Issus du même village, Alfa Ndiaye et Mademba Diop se sont choisis comme frères. L’un est aussi beau et fort que l’autre est laid et gringalet. Mais tous deux sont mus par une obstination sans borne. Lorsqu’ils partent à la guerre ensemble, ils rêvent d’un retour florissant leur ouvrant la porte à des ambitions de commerce dans la grande ville. Bien vite, la réalité les rattrape et Mademba meurt sous les feux ennemis. Rongé par la culpabilité, Alfa rentre dans une folie meurtrière.
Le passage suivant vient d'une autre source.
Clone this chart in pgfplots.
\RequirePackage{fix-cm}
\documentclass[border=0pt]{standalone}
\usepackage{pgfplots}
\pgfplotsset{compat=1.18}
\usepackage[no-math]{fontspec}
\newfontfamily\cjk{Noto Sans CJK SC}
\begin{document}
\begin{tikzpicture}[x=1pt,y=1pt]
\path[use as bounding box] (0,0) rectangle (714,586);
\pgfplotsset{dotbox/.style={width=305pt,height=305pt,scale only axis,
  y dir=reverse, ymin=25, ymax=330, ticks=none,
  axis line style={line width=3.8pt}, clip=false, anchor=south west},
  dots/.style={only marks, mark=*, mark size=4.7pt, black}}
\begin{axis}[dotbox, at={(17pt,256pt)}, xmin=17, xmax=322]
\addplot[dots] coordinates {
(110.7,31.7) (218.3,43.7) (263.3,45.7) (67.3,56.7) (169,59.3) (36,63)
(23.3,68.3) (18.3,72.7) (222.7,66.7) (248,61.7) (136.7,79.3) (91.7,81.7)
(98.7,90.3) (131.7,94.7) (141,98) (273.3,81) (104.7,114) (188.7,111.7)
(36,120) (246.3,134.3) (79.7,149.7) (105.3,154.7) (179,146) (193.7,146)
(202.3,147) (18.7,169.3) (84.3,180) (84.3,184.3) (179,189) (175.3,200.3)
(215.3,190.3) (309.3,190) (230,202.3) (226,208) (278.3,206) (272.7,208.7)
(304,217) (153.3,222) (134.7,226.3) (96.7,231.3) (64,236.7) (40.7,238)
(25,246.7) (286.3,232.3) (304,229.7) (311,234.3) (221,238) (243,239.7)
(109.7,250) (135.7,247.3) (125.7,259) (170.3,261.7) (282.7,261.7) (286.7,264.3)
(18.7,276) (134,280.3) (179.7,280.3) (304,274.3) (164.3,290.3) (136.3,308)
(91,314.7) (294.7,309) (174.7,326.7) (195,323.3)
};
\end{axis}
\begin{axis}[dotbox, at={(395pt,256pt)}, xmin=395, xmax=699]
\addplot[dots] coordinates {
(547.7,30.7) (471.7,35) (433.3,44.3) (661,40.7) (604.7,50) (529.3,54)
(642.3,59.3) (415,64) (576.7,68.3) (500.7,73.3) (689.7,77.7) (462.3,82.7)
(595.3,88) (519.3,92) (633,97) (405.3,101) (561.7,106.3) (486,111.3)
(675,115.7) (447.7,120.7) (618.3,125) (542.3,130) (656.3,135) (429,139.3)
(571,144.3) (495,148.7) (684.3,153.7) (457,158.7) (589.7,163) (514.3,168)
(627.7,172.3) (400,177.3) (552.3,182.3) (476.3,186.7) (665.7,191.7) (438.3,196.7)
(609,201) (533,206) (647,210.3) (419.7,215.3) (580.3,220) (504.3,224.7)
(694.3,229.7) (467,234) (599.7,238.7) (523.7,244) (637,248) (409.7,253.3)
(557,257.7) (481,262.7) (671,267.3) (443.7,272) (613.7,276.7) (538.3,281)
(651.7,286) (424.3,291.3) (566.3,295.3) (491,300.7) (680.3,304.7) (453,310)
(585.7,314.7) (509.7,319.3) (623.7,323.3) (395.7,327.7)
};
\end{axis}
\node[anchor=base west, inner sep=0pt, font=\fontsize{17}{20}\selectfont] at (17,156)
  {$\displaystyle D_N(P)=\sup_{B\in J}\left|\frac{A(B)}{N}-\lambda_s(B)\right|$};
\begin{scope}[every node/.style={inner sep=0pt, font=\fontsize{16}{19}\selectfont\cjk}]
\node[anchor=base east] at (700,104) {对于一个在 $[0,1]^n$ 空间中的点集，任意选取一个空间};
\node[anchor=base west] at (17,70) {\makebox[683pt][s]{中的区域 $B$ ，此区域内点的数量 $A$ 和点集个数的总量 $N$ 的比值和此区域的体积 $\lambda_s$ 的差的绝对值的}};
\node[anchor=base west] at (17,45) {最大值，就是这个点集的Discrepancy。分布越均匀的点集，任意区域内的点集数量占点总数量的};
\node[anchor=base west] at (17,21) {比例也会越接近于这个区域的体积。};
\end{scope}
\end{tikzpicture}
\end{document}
Chaque jour, il traque l’ennemi aux « yeux bleus » et compte bien ramener la main de celui qui a mis fin aux jours de son « plus que frère ». Bientôt, il devient aux yeux de ces camarades aussi bien « toubabs » que « chocolats » un « dëmm », un dévoreur d’âmes. De qui doit-il se méfier désormais ? Des ennemis, de ses « camarades » ou bien pire de lui-même ?
Tonitruante entrée dans la littérature pour David Diop grâce à ce récit incarné d’un tirailleur sénégalais durant la première Guerre Mondiale. Roman de l’amitié et de la folie meurtrière, David Diop réhabilite ici la mémoire d’une page sombre de l’Histoire française. L’auteur français, ayant lui-même vécu au Sénégal, rend ici également hommage à certaines vérités historiques. Il y dénonce notamment cette « France du capitaine » qui incitait les soldats africains à utiliser des coupe-coupe et à jouer le rôle de sauvages pour effrayer les Allemands. Contes, animaux totems et lois ancestrales des tribus marquent l’empreinte de l’africanité du narrateur qui nous dit tout des veillées nocturnes de son adolescence et des jours passés en compagnie de son ami. C’est ainsi que mysticisme et poésie émergent malgré toute l’horreur et le sang.
Frère d’âme, ce n’est pas un énième récit de guerre. Frère d’âme est bien plus que cela. Un épisode historique réanimé. Un aperçu de la culture sénégalaise de l’époque. Une langue inoubliable. Frère d’âme c’est le flux de conscience saisissant d’un être dans toute son humanité et sa fragilité, sublimé par une fin éblouissante d’ambiguïté et de beauté.